=== Given information ===
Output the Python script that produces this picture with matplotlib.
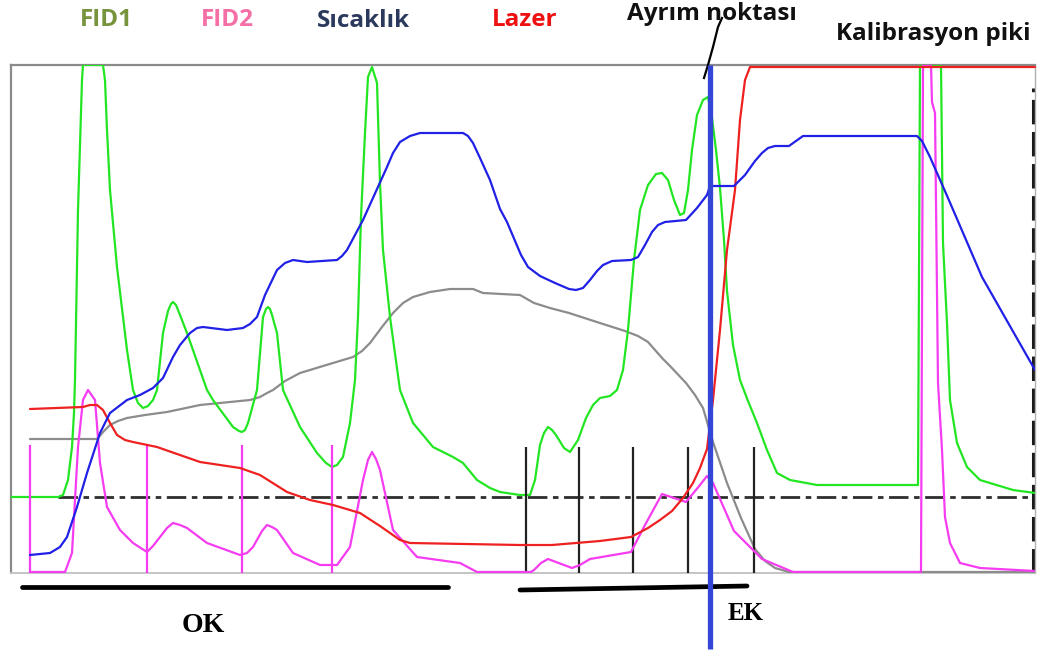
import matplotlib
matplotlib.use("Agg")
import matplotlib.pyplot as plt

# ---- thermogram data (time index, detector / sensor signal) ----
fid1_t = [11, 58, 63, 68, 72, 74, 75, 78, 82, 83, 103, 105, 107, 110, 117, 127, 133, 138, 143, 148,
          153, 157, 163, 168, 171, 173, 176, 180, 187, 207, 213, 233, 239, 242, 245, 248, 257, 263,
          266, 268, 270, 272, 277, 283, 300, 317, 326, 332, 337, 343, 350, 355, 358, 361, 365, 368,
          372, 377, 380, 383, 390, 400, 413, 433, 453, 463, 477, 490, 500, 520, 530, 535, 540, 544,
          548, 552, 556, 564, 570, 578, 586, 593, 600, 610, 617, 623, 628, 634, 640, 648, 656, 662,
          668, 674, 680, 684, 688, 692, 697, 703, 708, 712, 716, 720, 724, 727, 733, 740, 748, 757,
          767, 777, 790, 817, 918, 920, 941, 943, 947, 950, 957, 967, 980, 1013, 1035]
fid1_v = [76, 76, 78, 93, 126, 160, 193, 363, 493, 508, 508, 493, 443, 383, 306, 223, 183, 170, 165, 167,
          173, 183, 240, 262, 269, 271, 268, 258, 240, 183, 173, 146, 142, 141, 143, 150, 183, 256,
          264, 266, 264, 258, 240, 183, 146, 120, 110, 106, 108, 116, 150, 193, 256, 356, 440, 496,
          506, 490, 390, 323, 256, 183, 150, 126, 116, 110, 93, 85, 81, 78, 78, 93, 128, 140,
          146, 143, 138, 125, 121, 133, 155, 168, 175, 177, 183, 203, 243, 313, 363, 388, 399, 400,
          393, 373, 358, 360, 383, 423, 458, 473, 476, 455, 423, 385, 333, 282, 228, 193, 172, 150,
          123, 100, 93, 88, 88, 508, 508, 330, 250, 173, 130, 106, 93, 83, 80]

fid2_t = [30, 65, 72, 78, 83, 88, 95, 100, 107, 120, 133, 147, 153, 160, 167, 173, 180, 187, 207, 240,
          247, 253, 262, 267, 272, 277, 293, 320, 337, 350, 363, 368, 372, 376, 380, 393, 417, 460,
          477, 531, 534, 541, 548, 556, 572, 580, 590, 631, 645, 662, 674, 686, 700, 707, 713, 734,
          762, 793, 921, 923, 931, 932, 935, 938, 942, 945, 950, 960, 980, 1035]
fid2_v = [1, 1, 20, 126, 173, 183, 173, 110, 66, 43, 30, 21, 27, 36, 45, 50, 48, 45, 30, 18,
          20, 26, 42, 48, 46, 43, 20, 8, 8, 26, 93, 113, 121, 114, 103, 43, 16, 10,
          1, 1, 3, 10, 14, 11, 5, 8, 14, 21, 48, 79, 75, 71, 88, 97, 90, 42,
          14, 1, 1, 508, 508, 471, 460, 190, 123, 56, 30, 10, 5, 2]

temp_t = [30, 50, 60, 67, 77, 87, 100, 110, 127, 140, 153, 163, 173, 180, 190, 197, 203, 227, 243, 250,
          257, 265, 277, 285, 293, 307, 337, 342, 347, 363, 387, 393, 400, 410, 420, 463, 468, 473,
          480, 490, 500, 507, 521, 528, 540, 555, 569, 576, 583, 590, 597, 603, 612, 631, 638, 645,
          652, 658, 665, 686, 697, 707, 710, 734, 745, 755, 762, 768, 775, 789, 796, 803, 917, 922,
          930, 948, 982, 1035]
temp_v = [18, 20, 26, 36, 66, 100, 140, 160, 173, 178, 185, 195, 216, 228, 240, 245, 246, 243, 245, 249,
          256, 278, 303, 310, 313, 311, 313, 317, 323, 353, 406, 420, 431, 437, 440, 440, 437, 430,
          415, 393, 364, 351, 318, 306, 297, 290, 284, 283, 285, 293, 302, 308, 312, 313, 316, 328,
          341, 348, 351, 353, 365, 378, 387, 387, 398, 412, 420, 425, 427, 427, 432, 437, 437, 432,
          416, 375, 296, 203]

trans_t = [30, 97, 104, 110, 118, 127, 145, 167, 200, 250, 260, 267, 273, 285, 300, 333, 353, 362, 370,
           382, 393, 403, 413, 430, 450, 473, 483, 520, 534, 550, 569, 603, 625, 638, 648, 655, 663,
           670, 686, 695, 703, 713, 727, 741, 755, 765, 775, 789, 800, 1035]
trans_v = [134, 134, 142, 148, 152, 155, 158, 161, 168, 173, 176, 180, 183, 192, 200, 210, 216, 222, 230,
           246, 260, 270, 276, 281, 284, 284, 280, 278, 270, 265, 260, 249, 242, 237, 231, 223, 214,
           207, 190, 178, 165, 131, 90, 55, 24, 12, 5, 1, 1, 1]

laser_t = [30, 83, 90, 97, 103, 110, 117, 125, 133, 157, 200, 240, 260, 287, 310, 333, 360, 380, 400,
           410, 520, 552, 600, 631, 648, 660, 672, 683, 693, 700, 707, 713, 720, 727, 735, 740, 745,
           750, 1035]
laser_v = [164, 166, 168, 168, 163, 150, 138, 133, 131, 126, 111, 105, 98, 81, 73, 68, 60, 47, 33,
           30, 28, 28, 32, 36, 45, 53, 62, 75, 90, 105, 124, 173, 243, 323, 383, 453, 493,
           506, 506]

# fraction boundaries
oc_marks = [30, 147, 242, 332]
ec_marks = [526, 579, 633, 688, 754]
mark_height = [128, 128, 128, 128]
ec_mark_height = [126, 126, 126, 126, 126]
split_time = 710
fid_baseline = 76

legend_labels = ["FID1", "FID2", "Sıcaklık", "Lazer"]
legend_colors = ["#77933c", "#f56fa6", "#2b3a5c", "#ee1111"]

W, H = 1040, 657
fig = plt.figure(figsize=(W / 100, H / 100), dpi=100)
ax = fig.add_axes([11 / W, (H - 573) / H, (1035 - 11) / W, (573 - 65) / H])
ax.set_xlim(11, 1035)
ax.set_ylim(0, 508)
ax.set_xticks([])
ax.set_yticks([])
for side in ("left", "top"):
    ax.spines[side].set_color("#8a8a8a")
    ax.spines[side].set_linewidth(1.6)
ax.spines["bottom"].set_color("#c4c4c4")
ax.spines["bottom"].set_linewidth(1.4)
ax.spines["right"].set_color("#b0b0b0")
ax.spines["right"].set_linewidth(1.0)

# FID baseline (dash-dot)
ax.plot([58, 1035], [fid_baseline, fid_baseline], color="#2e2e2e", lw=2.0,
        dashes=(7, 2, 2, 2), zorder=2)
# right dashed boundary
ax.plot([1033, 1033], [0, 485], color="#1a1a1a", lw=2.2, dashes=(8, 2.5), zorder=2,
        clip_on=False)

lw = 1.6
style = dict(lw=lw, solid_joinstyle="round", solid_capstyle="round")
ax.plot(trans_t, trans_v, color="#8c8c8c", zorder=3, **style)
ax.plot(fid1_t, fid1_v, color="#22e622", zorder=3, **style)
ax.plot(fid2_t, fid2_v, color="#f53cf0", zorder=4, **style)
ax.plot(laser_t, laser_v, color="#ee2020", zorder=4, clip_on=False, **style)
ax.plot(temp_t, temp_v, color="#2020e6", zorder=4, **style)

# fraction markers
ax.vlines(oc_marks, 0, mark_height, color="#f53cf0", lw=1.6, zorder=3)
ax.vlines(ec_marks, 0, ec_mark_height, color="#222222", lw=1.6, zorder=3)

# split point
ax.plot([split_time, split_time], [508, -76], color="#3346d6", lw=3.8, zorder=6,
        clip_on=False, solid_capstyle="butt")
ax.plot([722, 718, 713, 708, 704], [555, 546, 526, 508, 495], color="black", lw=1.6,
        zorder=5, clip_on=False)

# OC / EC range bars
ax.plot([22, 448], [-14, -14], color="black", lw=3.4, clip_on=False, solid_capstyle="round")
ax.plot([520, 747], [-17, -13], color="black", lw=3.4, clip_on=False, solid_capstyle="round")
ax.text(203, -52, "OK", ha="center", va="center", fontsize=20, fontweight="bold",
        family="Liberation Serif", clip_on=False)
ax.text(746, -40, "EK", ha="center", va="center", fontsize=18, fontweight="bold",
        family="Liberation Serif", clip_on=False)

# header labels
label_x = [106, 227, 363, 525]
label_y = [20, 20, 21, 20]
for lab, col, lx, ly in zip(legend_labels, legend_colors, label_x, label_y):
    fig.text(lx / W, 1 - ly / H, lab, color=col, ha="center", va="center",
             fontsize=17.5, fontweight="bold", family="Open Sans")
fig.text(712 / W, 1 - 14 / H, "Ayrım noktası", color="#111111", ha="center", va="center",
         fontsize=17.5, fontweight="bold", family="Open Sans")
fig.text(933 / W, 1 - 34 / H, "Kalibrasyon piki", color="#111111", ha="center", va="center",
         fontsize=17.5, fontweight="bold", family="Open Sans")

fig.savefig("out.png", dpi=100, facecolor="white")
===
▶ **Instructions for the task**:
Repeat the lines of the listing above verbatim, beginning at its first line and ending at the line containing "import matplotlib.pyplot as plt", which is included. Omit pictures.

▶ **Exercise result**:
Output the Python script that produces this picture with matplotlib.
import matplotlib
matplotlib.use("Agg")
import matplotlib.pyplot as plt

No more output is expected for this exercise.